**Data extract:**
------------------------------------------------------------

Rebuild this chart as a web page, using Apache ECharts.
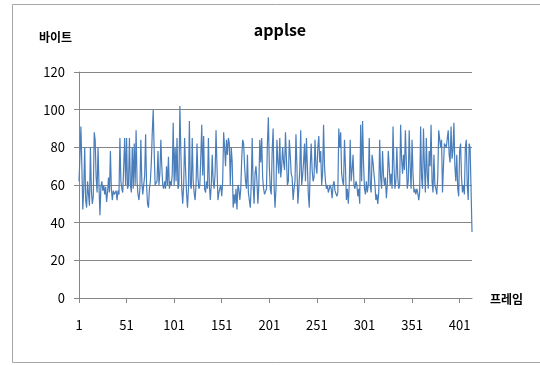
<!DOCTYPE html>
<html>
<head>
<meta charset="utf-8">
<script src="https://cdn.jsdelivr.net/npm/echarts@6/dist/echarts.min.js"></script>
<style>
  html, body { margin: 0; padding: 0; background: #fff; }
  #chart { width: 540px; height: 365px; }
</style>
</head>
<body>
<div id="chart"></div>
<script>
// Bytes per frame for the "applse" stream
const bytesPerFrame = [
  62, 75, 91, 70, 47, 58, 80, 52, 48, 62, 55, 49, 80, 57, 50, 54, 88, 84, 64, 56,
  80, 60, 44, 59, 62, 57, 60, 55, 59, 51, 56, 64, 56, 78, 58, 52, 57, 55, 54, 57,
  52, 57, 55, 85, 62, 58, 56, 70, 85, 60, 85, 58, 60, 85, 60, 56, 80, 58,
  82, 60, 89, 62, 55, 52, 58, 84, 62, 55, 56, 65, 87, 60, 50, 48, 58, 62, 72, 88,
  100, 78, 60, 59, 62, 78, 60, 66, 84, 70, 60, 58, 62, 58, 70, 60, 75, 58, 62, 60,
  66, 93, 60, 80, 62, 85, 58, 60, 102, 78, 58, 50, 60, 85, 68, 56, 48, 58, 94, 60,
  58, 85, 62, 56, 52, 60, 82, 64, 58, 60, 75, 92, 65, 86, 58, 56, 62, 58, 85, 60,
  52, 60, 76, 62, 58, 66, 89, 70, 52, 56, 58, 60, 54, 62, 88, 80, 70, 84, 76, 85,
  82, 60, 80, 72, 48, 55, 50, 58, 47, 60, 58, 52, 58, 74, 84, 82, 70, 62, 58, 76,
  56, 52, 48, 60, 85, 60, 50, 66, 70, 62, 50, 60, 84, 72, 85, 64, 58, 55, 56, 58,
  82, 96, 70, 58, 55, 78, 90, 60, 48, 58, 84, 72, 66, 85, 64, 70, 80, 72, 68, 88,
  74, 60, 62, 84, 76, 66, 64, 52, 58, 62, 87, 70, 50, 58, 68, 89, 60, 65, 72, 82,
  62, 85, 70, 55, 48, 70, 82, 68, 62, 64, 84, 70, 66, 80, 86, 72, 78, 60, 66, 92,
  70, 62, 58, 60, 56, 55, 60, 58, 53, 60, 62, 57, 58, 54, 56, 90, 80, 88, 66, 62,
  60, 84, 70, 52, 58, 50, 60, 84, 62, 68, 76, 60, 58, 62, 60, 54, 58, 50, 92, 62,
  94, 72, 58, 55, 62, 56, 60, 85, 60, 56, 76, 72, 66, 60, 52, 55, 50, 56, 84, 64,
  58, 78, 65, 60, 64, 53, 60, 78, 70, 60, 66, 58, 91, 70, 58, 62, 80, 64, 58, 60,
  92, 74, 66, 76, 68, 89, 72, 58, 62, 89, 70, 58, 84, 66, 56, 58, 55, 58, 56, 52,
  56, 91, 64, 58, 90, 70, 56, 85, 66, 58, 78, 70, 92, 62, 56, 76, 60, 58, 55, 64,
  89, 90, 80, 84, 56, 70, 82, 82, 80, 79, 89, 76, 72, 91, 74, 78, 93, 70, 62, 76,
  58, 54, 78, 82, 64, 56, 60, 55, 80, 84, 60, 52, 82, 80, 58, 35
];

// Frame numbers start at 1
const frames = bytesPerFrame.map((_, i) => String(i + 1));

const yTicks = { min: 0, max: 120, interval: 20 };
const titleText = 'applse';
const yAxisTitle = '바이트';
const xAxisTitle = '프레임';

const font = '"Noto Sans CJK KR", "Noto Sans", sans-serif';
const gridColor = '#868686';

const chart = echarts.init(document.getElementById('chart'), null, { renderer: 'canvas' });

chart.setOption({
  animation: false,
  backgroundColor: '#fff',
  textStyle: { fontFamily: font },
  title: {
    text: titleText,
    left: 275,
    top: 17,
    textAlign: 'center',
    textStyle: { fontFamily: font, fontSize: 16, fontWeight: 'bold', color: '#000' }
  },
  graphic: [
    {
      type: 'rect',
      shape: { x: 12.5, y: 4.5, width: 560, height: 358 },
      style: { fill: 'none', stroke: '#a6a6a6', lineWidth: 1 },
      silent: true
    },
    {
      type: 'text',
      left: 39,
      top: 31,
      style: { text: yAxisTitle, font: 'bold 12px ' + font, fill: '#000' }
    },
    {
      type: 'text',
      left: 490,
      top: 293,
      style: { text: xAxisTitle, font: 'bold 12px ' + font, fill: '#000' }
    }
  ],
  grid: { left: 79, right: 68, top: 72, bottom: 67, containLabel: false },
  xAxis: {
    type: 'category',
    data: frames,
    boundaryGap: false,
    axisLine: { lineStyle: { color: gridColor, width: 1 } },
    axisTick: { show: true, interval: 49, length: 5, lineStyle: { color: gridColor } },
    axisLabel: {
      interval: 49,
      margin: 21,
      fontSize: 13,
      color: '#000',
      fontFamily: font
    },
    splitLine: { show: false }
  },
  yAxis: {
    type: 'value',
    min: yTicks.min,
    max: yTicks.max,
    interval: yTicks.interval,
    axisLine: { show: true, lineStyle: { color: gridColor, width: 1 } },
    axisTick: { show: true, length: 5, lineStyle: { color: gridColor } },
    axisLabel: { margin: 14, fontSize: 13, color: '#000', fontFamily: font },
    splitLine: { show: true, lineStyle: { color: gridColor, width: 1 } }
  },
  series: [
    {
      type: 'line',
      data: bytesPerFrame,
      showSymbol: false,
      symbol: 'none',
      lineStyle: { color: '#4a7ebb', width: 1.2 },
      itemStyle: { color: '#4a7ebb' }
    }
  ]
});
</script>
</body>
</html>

------------------------------------------------------------

**Exercise description:** Make an exact copy of the whole listing, but don't bring over any pictures.

**Answer to the exercise:**
Rebuild this chart as a web page, using Apache ECharts.
<!DOCTYPE html>
<html>
<head>
<meta charset="utf-8">
<script src="https://cdn.jsdelivr.net/npm/echarts@6/dist/echarts.min.js"></script>
<style>
  html, body { margin: 0; padding: 0; background: #fff; }
  #chart { width: 540px; height: 365px; }
</style>
</head>
<body>
<div id="chart"></div>
<script>
// Bytes per frame for the "applse" stream
const bytesPerFrame = [
  62, 75, 91, 70, 47, 58, 80, 52, 48, 62, 55, 49, 80, 57, 50, 54, 88, 84, 64, 56,
  80, 60, 44, 59, 62, 57, 60, 55, 59, 51, 56, 64, 56, 78, 58, 52, 57, 55, 54, 57,
  52, 57, 55, 85, 62, 58, 56, 70, 85, 60, 85, 58, 60, 85, 60, 56, 80, 58,
  82, 60, 89, 62, 55, 52, 58, 84, 62, 55, 56, 65, 87, 60, 50, 48, 58, 62, 72, 88,
  100, 78, 60, 59, 62, 78, 60, 66, 84, 70, 60, 58, 62, 58, 70, 60, 75, 58, 62, 60,
  66, 93, 60, 80, 62, 85, 58, 60, 102, 78, 58, 50, 60, 85, 68, 56, 48, 58, 94, 60,
  58, 85, 62, 56, 52, 60, 82, 64, 58, 60, 75, 92, 65, 86, 58, 56, 62, 58, 85, 60,
  52, 60, 76, 62, 58, 66, 89, 70, 52, 56, 58, 60, 54, 62, 88, 80, 70, 84, 76, 85,
  82, 60, 80, 72, 48, 55, 50, 58, 47, 60, 58, 52, 58, 74, 84, 82, 70, 62, 58, 76,
  56, 52, 48, 60, 85, 60, 50, 66, 70, 62, 50, 60, 84, 72, 85, 64, 58, 55, 56, 58,
  82, 96, 70, 58, 55, 78, 90, 60, 48, 58, 84, 72, 66, 85, 64, 70, 80, 72, 68, 88,
  74, 60, 62, 84, 76, 66, 64, 52, 58, 62, 87, 70, 50, 58, 68, 89, 60, 65, 72, 82,
  62, 85, 70, 55, 48, 70, 82, 68, 62, 64, 84, 70, 66, 80, 86, 72, 78, 60, 66, 92,
  70, 62, 58, 60, 56, 55, 60, 58, 53, 60, 62, 57, 58, 54, 56, 90, 80, 88, 66, 62,
  60, 84, 70, 52, 58, 50, 60, 84, 62, 68, 76, 60, 58, 62, 60, 54, 58, 50, 92, 62,
  94, 72, 58, 55, 62, 56, 60, 85, 60, 56, 76, 72, 66, 60, 52, 55, 50, 56, 84, 64,
  58, 78, 65, 60, 64, 53, 60, 78, 70, 60, 66, 58, 91, 70, 58, 62, 80, 64, 58, 60,
  92, 74, 66, 76, 68, 89, 72, 58, 62, 89, 70, 58, 84, 66, 56, 58, 55, 58, 56, 52,
  56, 91, 64, 58, 90, 70, 56, 85, 66, 58, 78, 70, 92, 62, 56, 76, 60, 58, 55, 64,
  89, 90, 80, 84, 56, 70, 82, 82, 80, 79, 89, 76, 72, 91, 74, 78, 93, 70, 62, 76,
  58, 54, 78, 82, 64, 56, 60, 55, 80, 84, 60, 52, 82, 80, 58, 35
];

// Frame numbers start at 1
const frames = bytesPerFrame.map((_, i) => String(i + 1));

const yTicks = { min: 0, max: 120, interval: 20 };
const titleText = 'applse';
const yAxisTitle = '바이트';
const xAxisTitle = '프레임';

const font = '"Noto Sans CJK KR", "Noto Sans", sans-serif';
const gridColor = '#868686';

const chart = echarts.init(document.getElementById('chart'), null, { renderer: 'canvas' });

chart.setOption({
  animation: false,
  backgroundColor: '#fff',
  textStyle: { fontFamily: font },
  title: {
    text: titleText,
    left: 275,
    top: 17,
    textAlign: 'center',
    textStyle: { fontFamily: font, fontSize: 16, fontWeight: 'bold', color: '#000' }
  },
  graphic: [
    {
      type: 'rect',
      shape: { x: 12.5, y: 4.5, width: 560, height: 358 },
      style: { fill: 'none', stroke: '#a6a6a6', lineWidth: 1 },
      silent: true
    },
    {
      type: 'text',
      left: 39,
      top: 31,
      style: { text: yAxisTitle, font: 'bold 12px ' + font, fill: '#000' }
    },
    {
      type: 'text',
      left: 490,
      top: 293,
      style: { text: xAxisTitle, font: 'bold 12px ' + font, fill: '#000' }
    }
  ],
  grid: { left: 79, right: 68, top: 72, bottom: 67, containLabel: false },
  xAxis: {
    type: 'category',
    data: frames,
    boundaryGap: false,
    axisLine: { lineStyle: { color: gridColor, width: 1 } },
    axisTick: { show: true, interval: 49, length: 5, lineStyle: { color: gridColor } },
    axisLabel: {
      interval: 49,
      margin: 21,
      fontSize: 13,
      color: '#000',
      fontFamily: font
    },
    splitLine: { show: false }
  },
  yAxis: {
    type: 'value',
    min: yTicks.min,
    max: yTicks.max,
    interval: yTicks.interval,
    axisLine: { show: true, lineStyle: { color: gridColor, width: 1 } },
    axisTick: { show: true, length: 5, lineStyle: { color: gridColor } },
    axisLabel: { margin: 14, fontSize: 13, color: '#000', fontFamily: font },
    splitLine: { show: true, lineStyle: { color: gridColor, width: 1 } }
  },
  series: [
    {
      type: 'line',
      data: bytesPerFrame,
      showSymbol: false,
      symbol: 'none',
      lineStyle: { color: '#4a7ebb', width: 1.2 },
      itemStyle: { color: '#4a7ebb' }
    }
  ]
});
</script>
</body>
</html>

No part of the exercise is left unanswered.